Call the number before you ever need it and see who picks up. A real dispatcher who can talk through equipment and give a straight roll time is worth far more than an answering service that takes a message. When a truck is blocking a lane, you need an ETA in the first two minutes, not a promise that someone will call back.
Ask about coverage and typical response for the areas your trucks actually run - around Killeen that means the I-14, US-190, SH-195, and I-35 corridors and out toward Temple, Belton, and the Waco direction. Response times vary with distance and the job, but you want a partner whose normal coverage overlaps your normal routes.
Do they document like a recovery is a claim?
Every heavy recovery you run is likely to touch an insurer, so documentation is not a nicety - it is what keeps the invoice from getting disputed and the claim from stalling. Ask whether they photograph the scene, the equipment, the cargo, and the recovery, and whether they log what the job required. A partner who documents by default makes your claims process dramatically smoother.
This is also how you protect yourself against the recovery itself becoming a dispute. Photos taken before anyone touches the unit establish the pre-existing condition, so towing damage cannot be pinned on your driver and existing damage cannot be pinned on the tow. Good operators want that record as much as you do.
Can they bill the way your back office works?

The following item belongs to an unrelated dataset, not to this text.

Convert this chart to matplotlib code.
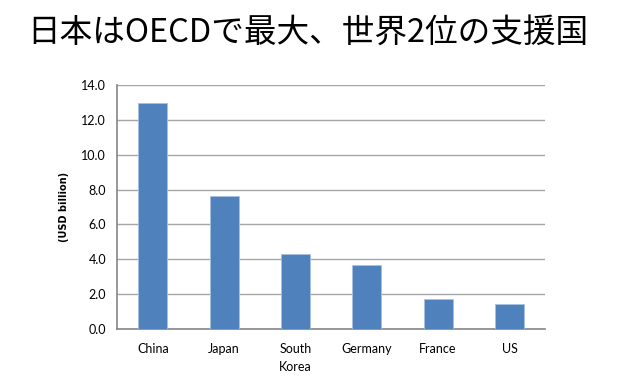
import numpy as np
import matplotlib.pyplot as plt

plt.rcParams['font.family'] = ['Noto Sans CJK JP', 'DejaVu Sans']

countries = ['China', 'Japan', 'South\nKorea', 'Germany', 'France', 'US']
aid = [13.0, 7.65, 4.3, 3.67, 1.72, 1.45]
yticks = [0.0, 2.0, 4.0, 6.0, 8.0, 10.0, 12.0, 14.0]

fig = plt.figure(figsize=(6.23, 3.85), dpi=100)
ax = fig.add_axes([0.188, 0.1455, 0.687, 0.6335])

x = np.arange(len(countries))
ax.bar(x, aid, width=0.41, color='#4f81bd', edgecolor='#a9c1e0', linewidth=0.6, zorder=3)

ax.set_xlim(-0.5, len(countries) - 0.5)
ax.set_ylim(0, 14)
ax.set_yticks(yticks)
ax.set_yticklabels([f'{v:.1f}' for v in yticks], fontsize=9, family='Lato')
ax.set_xticks(x)
ax.set_xticklabels(countries, fontsize=9, family='Lato', linespacing=1.6, va='top')
ax.tick_params(axis='both', length=0, pad=8)
ax.tick_params(axis='x', pad=10)

ax.grid(axis='y', color='#a6a6a6', linewidth=1, zorder=0)
for s in ['top', 'right']:
    ax.spines[s].set_visible(False)
ax.spines['left'].set_color('#868686')
ax.spines['bottom'].set_color('#868686')
ax.spines['left'].set_linewidth(1.2)
ax.spines['bottom'].set_linewidth(1.2)

ax.set_ylabel('(USD billion)', fontsize=7, fontweight='bold', family='DejaVu Sans', labelpad=9)

fig.text(0.043, 0.915, '日本はOECDで最大、世界2位の支援国', fontsize=23.5, ha='left', va='center')

fig.savefig('out.png', dpi=100)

A recovery that your accounting or claims team cannot process is a headache that outlasts the breakdown by weeks. Ask whether they bill fleets, insurers, and the major motor clubs directly, and whether they can format the paperwork the way your program or back office needs. One point of contact and a clean, itemized invoice is worth a lot when you are reconciling a loss.
Set the billing relationship up in advance. When the company already has your account details, your preferred format, and your insurer information on file, the recovery does not stall waiting on paperwork, and the invoice lands ready to process instead of ready to argue about.
Are they compliant on the scene?
On an accident, the tow company becomes part of a coordinated operation with DPS, local PD, and the county. Ask how they handle traffic control, fluid-spill containment, debris cleanup, and DOT-compliant tie-down. A company that clears a scene cleanly and by the book reopens the corridor faster and does not add to the loss - the opposite of one that shows up and improvises.
This matters to your carrier as much as to you. Adjusters trust operators who document thoroughly, secure loads to DOT standards, and clear scenes without creating a second hazard, because that reduces the total loss. A compliant partner makes the whole claim easier for everyone downstream.
Red flags to walk away from
Be wary of anyone who quotes a firm flat price for a heavy recovery over the phone before seeing it, who cannot tell you what equipment they run, or who reaches you only through an answering service with no dispatcher behind it. Vague answers about documentation and billing are a preview of the invoice fight to come.
The biggest red flag is a mismatch between their equipment and your needs dressed up as confidence. If a company assures you they can handle anything but only runs light or medium wreckers, believe the equipment, not the sales pitch. Pick the partner whose capability, dispatch, documentation, and billing all hold up under the worst day your fleet can have.